On achève bien les journaux locaux

En 2019, le public québécois a pris conscience de l’avenir incertain des médias écrits avec les déboires du Groupe Capitales Média, dont les six quotidiens régionaux étaient menacés de disparaître sans l’aide des gouvernements.
Ça ne va guère mieux pour les hebdos locaux, qui voient leurs sources traditionnelles de revenus se disperser dans différents médias de masse, dont les médias sociaux. C’est en marge de ce bilan plutôt sombre qu’un groupe de rédacteurs et d’artisans à la retraite ou non de la presse locale a soutenu la diffusion de cet appel de détresse.
Des hebdos disparaissent tandis que d’autres voient leur volume réduit comme une peau de chagrin. Certains d’entre eux publiaient jadis 36 pages ou même davantage avant Noël. En décembre 2019, ces journaux ont eu du mal à réaliser une édition de 12 pages.
Le métier de journaliste à l’échelle d’un quartier ou d’une ville a toujours été difficile à exercer en raison de la proximité avec les élus et les personnes en autorité. Fragilisés par des ressources limitées, les hebdos devront-ils faire preuve de plus de complaisance pour survivre ? C’est hélas le scénario dont certains maires profiteront pour abuser de leur autorité et faire subir l’arbitraire et le gaspillage de fonds publics à leurs concitoyens.
On a tous été témoins des démêlés judiciaires des maires de Chambly, Mascouche, Terrebonne et surtout Laval sous le règne du maire Vaillancourt, que notre confrère Stéphane St-Amour, du Courrier Laval, s’est appliqué à dénoncer.
Disparaître ?
Victimes successivement de la perte de revenus, avec la levée de l’obligation pour les villes de publier leurs avis publics dans les journaux, et de la montée en puissance des géants du Net qui écument le bassin publicitaire local, les journaux locaux de la région métropolitaine disparaîtront avec l’affaiblissement du Publisac, leur principal véhicule de diffusion.
Le dernier clou du cercueil de la presse locale pourrait bien être la disparition du Publisac, le seul moyen de diffusion financièrement abordable pour l’hebdo qui informe de nombreux résidents n’ayant accès à aucun autre média écrit gratuit.
Mais comment, nous direz-vous, les gens ne sont pas tous sur Internet ? De nombreuses familles ne possèdent pas d’ordinateur ou n’ont pas les moyens de s’abonner au Web. Des gens âgés et des membres de cuisines collectives gardent sur la table de cuisine l’hebdo et quelques circulaires pour faire leur épicerie.

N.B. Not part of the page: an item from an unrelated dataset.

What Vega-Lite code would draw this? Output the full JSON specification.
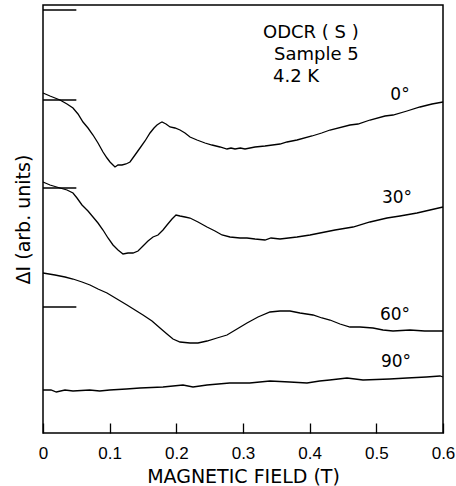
{
  "$schema": "https://vega.github.io/schema/vega-lite/v6.json",
  "width": 400,
  "height": 428,
  "autosize": "none",
  "padding": {"left": 43, "top": 5, "right": 13, "bottom": 53},
  "config": {
    "view": {"stroke": "black", "strokeWidth": 1.5},
    "font": "DejaVu Sans"
  },
  "datasets": {
    "curves": [
      {"angle": "0", "x": 0, "y": 340}, {"angle": "0", "x": 0.0105, "y": 337}, {"angle": "0", "x": 0.0255, "y": 333}, {"angle": "0", "x": 0.036, "y": 329}, {"angle": "0", "x": 0.045, "y": 325}, {"angle": "0", "x": 0.0525, "y": 319}, {"angle": "0", "x": 0.06, "y": 311}, {"angle": "0", "x": 0.0675, "y": 305}, {"angle": "0", "x": 0.075, "y": 298}, {"angle": "0", "x": 0.0825, "y": 290}, {"angle": "0", "x": 0.09, "y": 281}, {"angle": "0", "x": 0.096, "y": 275}, {"angle": "0", "x": 0.1005, "y": 271}, {"angle": "0", "x": 0.105, "y": 268}, {"angle": "0", "x": 0.108, "y": 266}, {"angle": "0", "x": 0.1125, "y": 268}, {"angle": "0", "x": 0.1185, "y": 268}, {"angle": "0", "x": 0.1245, "y": 269}, {"angle": "0", "x": 0.1305, "y": 271}, {"angle": "0", "x": 0.138, "y": 278}, {"angle": "0", "x": 0.1455, "y": 285}, {"angle": "0", "x": 0.153, "y": 292}, {"angle": "0", "x": 0.1605, "y": 300}, {"angle": "0", "x": 0.1665, "y": 305}, {"angle": "0", "x": 0.171, "y": 308}, {"angle": "0", "x": 0.1755, "y": 310}, {"angle": "0", "x": 0.1785, "y": 311}, {"angle": "0", "x": 0.1845, "y": 309}, {"angle": "0", "x": 0.1905, "y": 306}, {"angle": "0", "x": 0.198, "y": 305}, {"angle": "0", "x": 0.2055, "y": 303}, {"angle": "0", "x": 0.213, "y": 300}, {"angle": "0", "x": 0.2205, "y": 296}, {"angle": "0", "x": 0.231, "y": 293}, {"angle": "0", "x": 0.243, "y": 290}, {"angle": "0", "x": 0.2535, "y": 288}, {"angle": "0", "x": 0.2655, "y": 286}, {"angle": "0", "x": 0.276, "y": 284}, {"angle": "0", "x": 0.282, "y": 285}, {"angle": "0", "x": 0.288, "y": 284}, {"angle": "0", "x": 0.296, "y": 285}, {"angle": "0", "x": 0.303, "y": 284}, {"angle": "0", "x": 0.318, "y": 286}, {"angle": "0", "x": 0.333, "y": 287}, {"angle": "0", "x": 0.3555, "y": 289}, {"angle": "0", "x": 0.366, "y": 291}, {"angle": "0", "x": 0.381, "y": 293}, {"angle": "0", "x": 0.4035, "y": 297}, {"angle": "0", "x": 0.418, "y": 300}, {"angle": "0", "x": 0.4305, "y": 303}, {"angle": "0", "x": 0.4605, "y": 308}, {"angle": "0", "x": 0.4725, "y": 309}, {"angle": "0", "x": 0.4905, "y": 313}, {"angle": "0", "x": 0.513, "y": 317}, {"angle": "0", "x": 0.525, "y": 318}, {"angle": "0", "x": 0.546, "y": 322}, {"angle": "0", "x": 0.5655, "y": 326}, {"angle": "0", "x": 0.5835, "y": 329}, {"angle": "0", "x": 0.6, "y": 331},
      {"angle": "30", "x": 0, "y": 251}, {"angle": "30", "x": 0.0105, "y": 248}, {"angle": "30", "x": 0.0255, "y": 245}, {"angle": "30", "x": 0.036, "y": 243}, {"angle": "30", "x": 0.045, "y": 240}, {"angle": "30", "x": 0.051, "y": 235}, {"angle": "30", "x": 0.0585, "y": 228}, {"angle": "30", "x": 0.0675, "y": 222}, {"angle": "30", "x": 0.075, "y": 216}, {"angle": "30", "x": 0.0825, "y": 210}, {"angle": "30", "x": 0.09, "y": 203}, {"angle": "30", "x": 0.0975, "y": 195}, {"angle": "30", "x": 0.105, "y": 188}, {"angle": "30", "x": 0.1125, "y": 183}, {"angle": "30", "x": 0.12, "y": 179}, {"angle": "30", "x": 0.1275, "y": 180}, {"angle": "30", "x": 0.135, "y": 180}, {"angle": "30", "x": 0.1425, "y": 182}, {"angle": "30", "x": 0.15, "y": 187}, {"angle": "30", "x": 0.1575, "y": 192}, {"angle": "30", "x": 0.165, "y": 196}, {"angle": "30", "x": 0.1725, "y": 198}, {"angle": "30", "x": 0.18, "y": 203}, {"angle": "30", "x": 0.186, "y": 208}, {"angle": "30", "x": 0.1935, "y": 214}, {"angle": "30", "x": 0.1995, "y": 218}, {"angle": "30", "x": 0.2055, "y": 217}, {"angle": "30", "x": 0.213, "y": 216}, {"angle": "30", "x": 0.2205, "y": 215}, {"angle": "30", "x": 0.2325, "y": 211}, {"angle": "30", "x": 0.246, "y": 206}, {"angle": "30", "x": 0.258, "y": 202}, {"angle": "30", "x": 0.2685, "y": 198}, {"angle": "30", "x": 0.2805, "y": 196}, {"angle": "30", "x": 0.2955, "y": 195}, {"angle": "30", "x": 0.306, "y": 195}, {"angle": "30", "x": 0.318, "y": 194}, {"angle": "30", "x": 0.333, "y": 193}, {"angle": "30", "x": 0.342, "y": 195}, {"angle": "30", "x": 0.3555, "y": 194}, {"angle": "30", "x": 0.381, "y": 196}, {"angle": "30", "x": 0.4005, "y": 198}, {"angle": "30", "x": 0.4155, "y": 200}, {"angle": "30", "x": 0.438, "y": 203}, {"angle": "30", "x": 0.465, "y": 206}, {"angle": "30", "x": 0.4905, "y": 211}, {"angle": "30", "x": 0.516, "y": 215}, {"angle": "30", "x": 0.5355, "y": 217}, {"angle": "30", "x": 0.561, "y": 220}, {"angle": "30", "x": 0.5805, "y": 223}, {"angle": "30", "x": 0.6, "y": 226},
      {"angle": "60", "x": 0, "y": 160}, {"angle": "60", "x": 0.018, "y": 158}, {"angle": "60", "x": 0.033, "y": 156}, {"angle": "60", "x": 0.045, "y": 154}, {"angle": "60", "x": 0.0585, "y": 151}, {"angle": "60", "x": 0.0705, "y": 148}, {"angle": "60", "x": 0.0825, "y": 144}, {"angle": "60", "x": 0.096, "y": 140}, {"angle": "60", "x": 0.111, "y": 134}, {"angle": "60", "x": 0.126, "y": 128}, {"angle": "60", "x": 0.138, "y": 123}, {"angle": "60", "x": 0.15, "y": 118}, {"angle": "60", "x": 0.1635, "y": 112}, {"angle": "60", "x": 0.1755, "y": 105}, {"angle": "60", "x": 0.186, "y": 99}, {"angle": "60", "x": 0.195, "y": 94}, {"angle": "60", "x": 0.2055, "y": 91}, {"angle": "60", "x": 0.2205, "y": 90}, {"angle": "60", "x": 0.2325, "y": 90}, {"angle": "60", "x": 0.246, "y": 92}, {"angle": "60", "x": 0.261, "y": 95}, {"angle": "60", "x": 0.276, "y": 98}, {"angle": "60", "x": 0.291, "y": 104}, {"angle": "60", "x": 0.306, "y": 110}, {"angle": "60", "x": 0.3225, "y": 116}, {"angle": "60", "x": 0.3405, "y": 121}, {"angle": "60", "x": 0.3555, "y": 122}, {"angle": "60", "x": 0.3705, "y": 122}, {"angle": "60", "x": 0.3855, "y": 120}, {"angle": "60", "x": 0.405, "y": 118}, {"angle": "60", "x": 0.4185, "y": 115}, {"angle": "60", "x": 0.4305, "y": 113}, {"angle": "60", "x": 0.4455, "y": 109}, {"angle": "60", "x": 0.4605, "y": 106}, {"angle": "60", "x": 0.4755, "y": 106}, {"angle": "60", "x": 0.495, "y": 105}, {"angle": "60", "x": 0.51, "y": 103}, {"angle": "60", "x": 0.525, "y": 102}, {"angle": "60", "x": 0.5505, "y": 103}, {"angle": "60", "x": 0.5725, "y": 102}, {"angle": "60", "x": 0.6, "y": 102},
      {"angle": "90", "x": 0, "y": 43}, {"angle": "90", "x": 0.012, "y": 43}, {"angle": "90", "x": 0.02, "y": 41}, {"angle": "90", "x": 0.033, "y": 43}, {"angle": "90", "x": 0.045, "y": 42}, {"angle": "90", "x": 0.07, "y": 43}, {"angle": "90", "x": 0.085, "y": 42}, {"angle": "90", "x": 0.1, "y": 43}, {"angle": "90", "x": 0.125, "y": 44}, {"angle": "90", "x": 0.1455, "y": 45}, {"angle": "90", "x": 0.18, "y": 46}, {"angle": "90", "x": 0.21, "y": 48}, {"angle": "90", "x": 0.225, "y": 46}, {"angle": "90", "x": 0.246, "y": 48}, {"angle": "90", "x": 0.28, "y": 50}, {"angle": "90", "x": 0.31, "y": 50}, {"angle": "90", "x": 0.3405, "y": 52}, {"angle": "90", "x": 0.37, "y": 51}, {"angle": "90", "x": 0.396, "y": 50}, {"angle": "90", "x": 0.415, "y": 52}, {"angle": "90", "x": 0.43, "y": 53}, {"angle": "90", "x": 0.456, "y": 55}, {"angle": "90", "x": 0.48, "y": 53}, {"angle": "90", "x": 0.52, "y": 54}, {"angle": "90", "x": 0.546, "y": 55}, {"angle": "90", "x": 0.575, "y": 56}, {"angle": "90", "x": 0.5955, "y": 57}, {"angle": "90", "x": 0.6, "y": 56}
    ],
    "baselines": [
      {"y": 423}, {"y": 333}, {"y": 245}, {"y": 126}
    ],
    "labels": [
      {"x": 0.5355, "y": 338, "text": "0°"},
      {"x": 0.531, "y": 235, "text": "30°"},
      {"x": 0.528, "y": 118, "text": "60°"},
      {"x": 0.5295, "y": 71, "text": "90°"}
    ],
    "notes": [
      {"x": 0.33, "y": 400, "text": "ODCR ( S )"},
      {"x": 0.3465, "y": 378, "text": "Sample 5"},
      {"x": 0.345, "y": 356, "text": "4.2 K"}
    ]
  },
  "layer": [
    {
      "data": {"name": "curves"},
      "mark": {"type": "line", "color": "black", "strokeWidth": 1.3},
      "encoding": {
        "x": {
          "field": "x", "type": "quantitative",
          "scale": {"domain": [0, 0.6], "nice": false, "zero": false},
          "axis": {
            "title": "MAGNETIC FIELD (T)",
            "values": [0, 0.1, 0.2, 0.3, 0.4, 0.5, 0.6],
            "format": "~g",
            "domain": false,
            "grid": false,
            "tickColor": "black",
            "tickSize": -10,
            "tickWidth": 1.3,
            "labelFont": "Liberation Sans",
            "labelFontSize": 17,
            "labelColor": "black",
            "labelPadding": 22,
            "labelFlush": false,
            "titleFont": "DejaVu Sans",
            "titleFontSize": 19,
            "titleFontWeight": "normal",
            "titleColor": "black",
            "titlePadding": 6
          }
        },
        "y": {
          "field": "y", "type": "quantitative",
          "scale": {"domain": [0, 428], "nice": false, "zero": false},
          "axis": {
            "title": "ΔI (arb. units)",
            "labels": false,
            "ticks": false,
            "domain": false,
            "grid": false,
            "titleFont": "DejaVu Sans",
            "titleFontSize": 19,
            "titleFontWeight": "normal",
            "titleColor": "black",
            "titlePadding": 10
          }
        },
        "detail": {"field": "angle"}
      }
    },
    {
      "data": {"name": "baselines"},
      "mark": {"type": "rule", "color": "black", "strokeWidth": 1.3},
      "encoding": {
        "x": {"datum": 0, "type": "quantitative"},
        "x2": {"datum": 0.05},
        "y": {"field": "y", "type": "quantitative"}
      }
    },
    {
      "data": {"name": "labels"},
      "mark": {"type": "text", "fontSize": 17, "align": "center", "baseline": "middle", "color": "black"},
      "encoding": {
        "x": {"field": "x", "type": "quantitative"},
        "y": {"field": "y", "type": "quantitative"},
        "text": {"field": "text"}
      }
    },
    {
      "data": {"name": "notes"},
      "mark": {"type": "text", "fontSize": 18, "align": "left", "baseline": "middle", "color": "black"},
      "encoding": {
        "x": {"field": "x", "type": "quantitative"},
        "y": {"field": "y", "type": "quantitative"},
        "text": {"field": "text"}
      }
    }
  ]
}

Pour l’écolier de langue maternelle autre que le français, l’hebdo local est un moyen simple et accessible de lire des textes, de faire des mots croisés dans la langue de Molière, alors que les parents savent à peine dire bonjour dans cette langue. Rappelons que les rédacteurs connaissent mieux que quiconque l’importance du Publisac comme véhicule pour la distribution des hebdos.
Jadis, des camelots recrutés dans les écoles et parfois chez les scouts recevaient chaque semaine les journaux qu’ils devaient déposer dans toutes les boîtes aux lettres de leur secteur, moyennant rétribution. Hélas, pour des raisons démographiques ou autres, cette formule a périclité et elle ne peut aujourd’hui assurer une distribution adéquate des journaux. Il reste la poste, un moyen de distribution structuré, mais coûteux.
Conscients des enjeux environnementaux, les artisans des hebdos ne sont pas des défenseurs à tout prix du Publisac, mais ils souhaitent trouver un moyen de diffusion alternatif.
Ont signé ce texte Pierre Boulanger, Pierre Vigneault, Donald Brouillette, Julie Leduc, Véronique Leduc, Jean-Guy Marceau, Johanne Marceau, Michel Noël, journalistes actifs ou pigistes et artisans retraités des hebdos.